Trick 2: The Morning Jolt –  They say breakfast is the most important meal of the day.   So what better way to suck the energy out of the overly intrusive guest then starting their day on the wrong foot!  Here’s how you do it!  You hide the Keurig, the Starbucks and the bagels and instead replace them with something terrifying;   Instant coffee, generic cereal and Tang!    Nothing says you couldn’t care more by spending less!     After day one of having to run to town to actually get something potable and edible your guest will be dreaming of a blanket in Sheep Meadow!   “Trust me guys, Toasted Oats are actually better tasting than Cheerios!  Really!”

Yes, they’ll have a headache and you’ll get rid of one!

Trick 4: The Cold Shoulders – After a hot sweaty day in the beach, there is nothing more refreshing than a nice relaxing shower.   So what’s a guest going to do when the hot water runs out before they have a chance to freshen up!   But alas you won’t have to fib to your guest about a faulty hot water heater, you’ll merely tell them it’s part of your fitness routine…. you know using the cold to burn fat!     Think about this way, you’re also helping them prevent their skin from drying out and invigorating their day since they didn’t have any coffee that morning!     It’s the alternative to Canyon Ranch and the only cost is you leave the house a day early!   As for cleaning off in the pool…. that’s disgusting… shower before swimming.

Trick 4:  Keep it Dry –  Clean the house of all beer, wine and vodka and tell them it’s a booze free zone.   While yes, I know you don’t need a drink to have fun… most Hamptons visitors want their sun and their Rose.   Imagine this, a house full of hungry, sober people with no Internet reception or emails having to sit around talk to each other?     I’d leave too!

REMINDER, this blog was done in the name of helping OTHERS.   All of the guest in my house are welcome to stay as long as they want… family is welcome to stay the entire month of July….. and guests of guests of relatives of guests are also welcome!  ANYTIME!

 

How to de-haunt your house… some restaurant obits.. and Bieberfever to hit the Hamptons?

I don’t know what to say, I’m so annoyed at myself for neglecting my little blog.

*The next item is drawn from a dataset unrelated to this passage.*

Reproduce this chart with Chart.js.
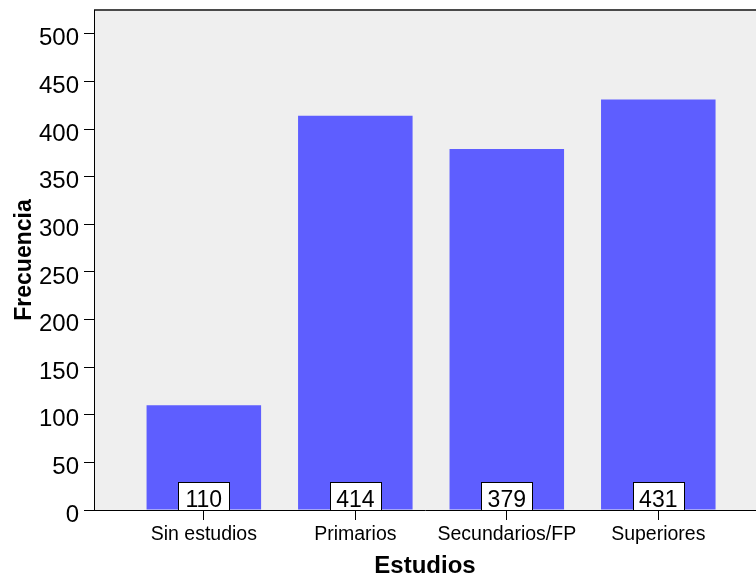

At one point I was getting about 300 to 400 hits a day but alas, I took a few weeks off due to a cold, exhaustion and creative drain. You don’t think this blog just writes itself do you??! So how can I make it up to you? I’m not sure but here it goes.

Sad news… very sad news….one of East Hamptons favorite spots Turtle Crossing is no more! But more on that in a minute… also sad… La Fondita, the best Mexican food in the Hamptons will soon be closed for the season. What’s worse is they won’t be selling their amazing tortilla soup and tacos at Town Line BBQ this winter!! Two years ago it was great to go to town line and have your choice from either menu. I’m sad. I will say that Estia in Sag Harbor actually has some pretty good Mexican options on their menu if you’re going into withdrawal. The tacos and the home made chips and guacamole could hold their own at any cantina in the city!

Now, Back to restaurants closing, according to their facebook page “Turtle Crossing” in East Hampton has shuttered their doors for good. Sad news! They’ve entered the zone of restaurants past along with … here’s a shocker… RUGOSA! What there wasn’t a demand for “roast pheasant in plumb sauce” in the Hamptons!?” We all knew Rugosa’s location there is a little jinxed or at least haunted. And speaking of…

So, this may be a day late and a dollar short but a website called www.creditsesame.com is offering some tips on how to keep your house from being haunted! What are some of their ideas? Nail a horseshoe over the front door! WHAT?!!! HAVE THESE PEOPLE EVER SEEN A ROADRUNNER CARTOON!? Horsehoes are deadly! How about a nice MEZEZUAH instead? Yep, that’s one of their suggestions too. Along with painting the porch “Haint” blue, because it resembles water and ghosts are apparently afraid of water. Hmmmm… ok.

Also, make sure your stairs don’t have a number that is divisible by 3! This is of course the Filipino tradition of “Oro, Platta, Mata.” Of course we knew about that already. Divide by three? I’d be better at calculating 3% or 6% for that matter (realtor humor)! Anyway, if you want to read more… go the website and check it out and click in the blogs section. By the way, I hear Murph’s in Sag Harbor is allegedly haunted. I don’t think they need to paint the porch blue if they want to get rid of the ghouls in that place, they just need to raise the prices!!!

Finally, is it true or not? A broker friend of mine allegedy got a call from some guy who says he works for Justin Bieber. Apparently the Biebster is looking to find a house in the Hamptons. Fashon trend alert, tupperware bowl cuts for everyone!!! Oh the humanity!